As we pass the quarter mark of the NHL's 2008-2009 campaign, the Boston Bruins stand out as the biggest surprise in the East.
Standing tall above the rest, two points ahead of the New York Rangers with two games in hand (and more importantly six points above archrival Canadiens), Claude Julien's fore-checking Killer B's can no longer be overlooked.
Grounded by Tim Thomas' sporadic-sprawl-style net-minding, the Bruins have brought a resurgence of faith to the Hub of Hockey.
And while no one is booking the duck boats for a late spring tickertape parade just yet, there's no denying that the seed of hope has been planted in the minds of all die-hard fans who have suffered through the years of disappointment dating back to before the lockout...of 1994.
Ten games into November and still undefeated in regulation, the Bruins have a reason to be confident in their abilities. Offensive weapons Savard, Sturm, Kessel, Bergeron, and Ryder are assisted by the youth movement on Causeway Street.

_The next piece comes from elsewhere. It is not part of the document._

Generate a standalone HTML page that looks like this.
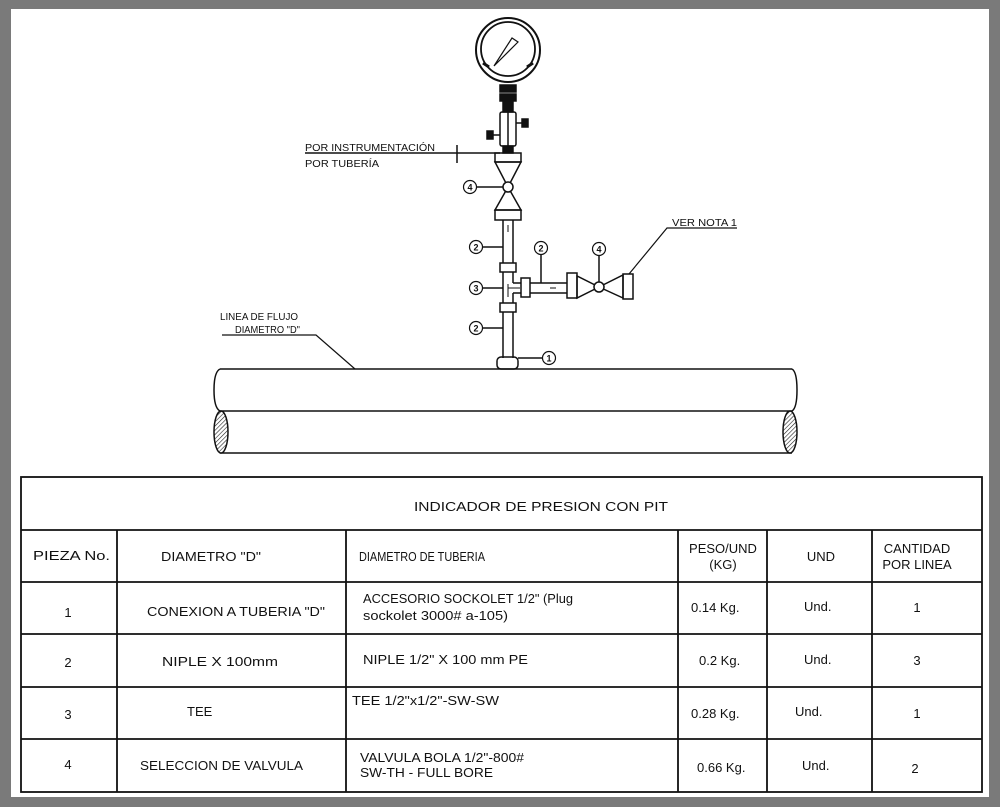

The peach-fuzz powerhouse of Lucic, Krejci, and Wheeler can't help but make Bruins fans feel confident about the team's future. The blue-line bruisers, led by Chara, Ward, Wideman, and Ference, have been huge factors in helping the Bruins surrender the least amount of goals against in the league.
Throw in a few sheriffs (Thornton, Hnidy) and veterans (Axelsson, Kobasew), and you have what appears to be a winning formula.

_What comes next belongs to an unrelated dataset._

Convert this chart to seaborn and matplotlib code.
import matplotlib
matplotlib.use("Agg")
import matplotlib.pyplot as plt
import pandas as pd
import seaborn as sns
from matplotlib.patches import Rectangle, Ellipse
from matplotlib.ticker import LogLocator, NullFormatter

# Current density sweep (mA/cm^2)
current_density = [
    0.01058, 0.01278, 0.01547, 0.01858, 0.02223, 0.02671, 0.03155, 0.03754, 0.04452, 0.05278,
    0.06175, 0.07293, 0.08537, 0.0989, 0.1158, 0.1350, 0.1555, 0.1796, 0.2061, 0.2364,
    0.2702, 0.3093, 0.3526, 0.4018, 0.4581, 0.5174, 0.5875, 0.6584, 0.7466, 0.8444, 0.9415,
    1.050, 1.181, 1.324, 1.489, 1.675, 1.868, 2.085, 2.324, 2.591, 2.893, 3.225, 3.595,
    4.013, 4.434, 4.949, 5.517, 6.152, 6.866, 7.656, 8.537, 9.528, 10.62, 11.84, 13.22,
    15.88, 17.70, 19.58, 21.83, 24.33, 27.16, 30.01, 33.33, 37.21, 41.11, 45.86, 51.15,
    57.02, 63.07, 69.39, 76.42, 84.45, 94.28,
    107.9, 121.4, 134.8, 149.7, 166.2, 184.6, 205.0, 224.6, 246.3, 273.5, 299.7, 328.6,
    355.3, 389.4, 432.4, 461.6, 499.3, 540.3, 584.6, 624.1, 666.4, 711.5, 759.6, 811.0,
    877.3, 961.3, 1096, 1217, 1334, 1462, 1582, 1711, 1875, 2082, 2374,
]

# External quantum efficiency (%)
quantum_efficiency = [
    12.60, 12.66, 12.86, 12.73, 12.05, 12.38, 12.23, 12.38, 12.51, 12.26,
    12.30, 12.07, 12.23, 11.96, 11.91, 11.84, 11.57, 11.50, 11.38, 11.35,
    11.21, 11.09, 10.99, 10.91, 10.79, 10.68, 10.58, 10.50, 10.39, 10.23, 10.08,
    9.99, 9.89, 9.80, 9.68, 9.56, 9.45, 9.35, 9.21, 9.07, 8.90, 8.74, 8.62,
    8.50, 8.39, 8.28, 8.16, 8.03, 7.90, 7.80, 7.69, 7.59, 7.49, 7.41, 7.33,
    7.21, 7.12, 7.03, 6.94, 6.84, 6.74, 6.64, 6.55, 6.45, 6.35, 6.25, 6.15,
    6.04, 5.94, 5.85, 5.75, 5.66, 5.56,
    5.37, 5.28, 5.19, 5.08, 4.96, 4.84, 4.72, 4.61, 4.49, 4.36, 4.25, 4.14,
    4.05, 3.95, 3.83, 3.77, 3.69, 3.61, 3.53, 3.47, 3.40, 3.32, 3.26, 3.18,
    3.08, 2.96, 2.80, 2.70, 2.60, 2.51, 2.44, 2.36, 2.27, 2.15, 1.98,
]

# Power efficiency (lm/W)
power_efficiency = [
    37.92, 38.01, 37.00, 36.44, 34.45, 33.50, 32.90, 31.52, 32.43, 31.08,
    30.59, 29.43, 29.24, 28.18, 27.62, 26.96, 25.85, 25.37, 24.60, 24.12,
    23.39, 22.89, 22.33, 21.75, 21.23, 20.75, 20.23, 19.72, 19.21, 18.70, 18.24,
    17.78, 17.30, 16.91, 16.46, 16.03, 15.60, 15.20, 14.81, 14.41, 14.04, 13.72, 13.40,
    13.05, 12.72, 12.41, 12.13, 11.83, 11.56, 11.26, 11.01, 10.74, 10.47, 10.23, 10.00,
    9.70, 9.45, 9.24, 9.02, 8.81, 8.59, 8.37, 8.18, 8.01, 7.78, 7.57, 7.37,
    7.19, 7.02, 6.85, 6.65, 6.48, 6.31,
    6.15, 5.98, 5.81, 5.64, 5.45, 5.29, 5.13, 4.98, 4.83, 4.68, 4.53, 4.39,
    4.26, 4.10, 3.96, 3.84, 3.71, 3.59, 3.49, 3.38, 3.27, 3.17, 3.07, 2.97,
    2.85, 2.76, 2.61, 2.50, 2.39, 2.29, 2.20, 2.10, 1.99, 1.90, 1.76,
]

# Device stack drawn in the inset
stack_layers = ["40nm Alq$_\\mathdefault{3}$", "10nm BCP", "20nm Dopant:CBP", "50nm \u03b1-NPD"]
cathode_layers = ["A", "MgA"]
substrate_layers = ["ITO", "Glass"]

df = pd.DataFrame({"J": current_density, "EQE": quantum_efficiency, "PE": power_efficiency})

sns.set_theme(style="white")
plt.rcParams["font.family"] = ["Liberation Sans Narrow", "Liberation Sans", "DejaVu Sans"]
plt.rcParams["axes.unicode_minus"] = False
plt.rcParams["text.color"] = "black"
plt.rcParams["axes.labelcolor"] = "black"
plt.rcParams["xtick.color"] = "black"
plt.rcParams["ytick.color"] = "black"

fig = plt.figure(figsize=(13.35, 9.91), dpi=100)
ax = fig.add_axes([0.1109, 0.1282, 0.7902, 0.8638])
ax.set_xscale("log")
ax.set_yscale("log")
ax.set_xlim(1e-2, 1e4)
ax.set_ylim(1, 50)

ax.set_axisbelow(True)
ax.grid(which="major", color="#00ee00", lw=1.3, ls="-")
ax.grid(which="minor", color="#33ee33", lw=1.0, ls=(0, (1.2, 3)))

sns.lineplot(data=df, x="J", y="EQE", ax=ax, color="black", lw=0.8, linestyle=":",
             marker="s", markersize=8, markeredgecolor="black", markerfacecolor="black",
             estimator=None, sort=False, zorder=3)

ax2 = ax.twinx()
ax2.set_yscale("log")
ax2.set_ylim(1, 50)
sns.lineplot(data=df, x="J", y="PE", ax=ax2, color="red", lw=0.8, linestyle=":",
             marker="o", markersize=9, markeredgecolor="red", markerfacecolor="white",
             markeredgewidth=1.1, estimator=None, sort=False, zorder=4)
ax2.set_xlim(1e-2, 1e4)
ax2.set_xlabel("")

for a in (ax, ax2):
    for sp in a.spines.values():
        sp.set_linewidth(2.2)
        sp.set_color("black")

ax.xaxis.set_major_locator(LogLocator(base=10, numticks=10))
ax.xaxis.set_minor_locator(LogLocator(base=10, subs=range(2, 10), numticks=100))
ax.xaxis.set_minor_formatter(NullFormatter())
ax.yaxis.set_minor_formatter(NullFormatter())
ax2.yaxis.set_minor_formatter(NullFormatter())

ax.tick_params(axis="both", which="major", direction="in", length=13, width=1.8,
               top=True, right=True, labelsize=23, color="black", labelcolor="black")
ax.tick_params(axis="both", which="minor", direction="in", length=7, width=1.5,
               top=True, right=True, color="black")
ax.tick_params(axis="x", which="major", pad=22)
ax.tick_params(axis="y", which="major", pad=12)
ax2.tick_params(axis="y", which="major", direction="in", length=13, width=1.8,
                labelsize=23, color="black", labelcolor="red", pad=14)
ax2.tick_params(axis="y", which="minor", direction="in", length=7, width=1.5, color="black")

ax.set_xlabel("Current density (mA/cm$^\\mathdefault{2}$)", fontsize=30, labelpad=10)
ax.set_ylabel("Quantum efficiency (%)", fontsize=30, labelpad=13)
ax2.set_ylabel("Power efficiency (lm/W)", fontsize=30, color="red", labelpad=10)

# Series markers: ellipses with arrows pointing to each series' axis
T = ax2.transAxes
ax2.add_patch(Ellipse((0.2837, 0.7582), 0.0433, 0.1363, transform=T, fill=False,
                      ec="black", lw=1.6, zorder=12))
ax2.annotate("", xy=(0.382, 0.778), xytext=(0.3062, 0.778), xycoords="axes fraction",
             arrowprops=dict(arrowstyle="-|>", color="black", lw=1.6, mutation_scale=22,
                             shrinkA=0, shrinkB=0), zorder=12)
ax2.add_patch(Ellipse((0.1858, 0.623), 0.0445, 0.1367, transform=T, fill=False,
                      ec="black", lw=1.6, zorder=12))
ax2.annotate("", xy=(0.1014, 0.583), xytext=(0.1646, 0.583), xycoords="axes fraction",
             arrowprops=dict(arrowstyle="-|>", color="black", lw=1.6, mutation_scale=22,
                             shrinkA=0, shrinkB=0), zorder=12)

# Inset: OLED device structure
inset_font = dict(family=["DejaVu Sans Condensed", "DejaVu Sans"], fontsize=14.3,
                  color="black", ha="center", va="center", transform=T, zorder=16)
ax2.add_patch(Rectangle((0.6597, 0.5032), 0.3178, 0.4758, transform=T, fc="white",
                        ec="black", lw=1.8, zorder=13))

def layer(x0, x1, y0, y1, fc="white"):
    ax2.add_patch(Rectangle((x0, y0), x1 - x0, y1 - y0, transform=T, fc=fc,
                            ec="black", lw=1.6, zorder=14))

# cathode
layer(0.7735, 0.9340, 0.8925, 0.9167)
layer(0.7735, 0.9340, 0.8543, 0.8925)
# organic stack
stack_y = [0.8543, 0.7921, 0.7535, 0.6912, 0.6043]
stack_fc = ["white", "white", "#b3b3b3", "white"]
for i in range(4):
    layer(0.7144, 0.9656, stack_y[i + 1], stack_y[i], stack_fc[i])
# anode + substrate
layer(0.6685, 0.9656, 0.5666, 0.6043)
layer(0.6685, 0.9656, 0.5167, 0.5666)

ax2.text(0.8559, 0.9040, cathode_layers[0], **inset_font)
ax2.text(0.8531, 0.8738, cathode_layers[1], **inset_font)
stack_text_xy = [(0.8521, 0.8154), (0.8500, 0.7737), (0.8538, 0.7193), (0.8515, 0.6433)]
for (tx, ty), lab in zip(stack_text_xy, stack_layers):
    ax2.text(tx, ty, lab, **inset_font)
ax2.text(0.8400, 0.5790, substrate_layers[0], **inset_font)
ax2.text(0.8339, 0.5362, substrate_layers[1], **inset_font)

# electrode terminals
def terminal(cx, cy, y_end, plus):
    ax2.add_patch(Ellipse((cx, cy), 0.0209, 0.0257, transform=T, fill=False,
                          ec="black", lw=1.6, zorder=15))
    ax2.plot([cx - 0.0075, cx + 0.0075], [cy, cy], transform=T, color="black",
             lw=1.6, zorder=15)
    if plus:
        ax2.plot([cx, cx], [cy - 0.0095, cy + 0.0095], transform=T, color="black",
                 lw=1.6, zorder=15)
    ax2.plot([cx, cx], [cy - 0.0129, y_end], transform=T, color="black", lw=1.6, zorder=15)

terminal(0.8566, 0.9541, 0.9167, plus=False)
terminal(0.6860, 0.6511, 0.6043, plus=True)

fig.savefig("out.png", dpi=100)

After years of turmoil, trust is finally being reestablished between management and the fans.
General Manager Peter Chiarelli's best (and boldest) move occurred in the 2007 season. He opted to forego a late-season rental of hot-shot Hossa in favor of a team chemistry that rivals any locker room in major sports. And with Vice President Cam Neely overlooking the development of this club, fans have a reason to trust again.
Spoken at a whisper if spoken at all, fans are quietly making their Stanley Cup predictions. Truly all that can be said is that although there may be rough patches, injuries, and doubts, if the Boston Bruins continue to play this style of hockey—with as much control and conviction that the hockey world has witnessed thus far—the Cup drought in Beantown may be coming to an abrupt end.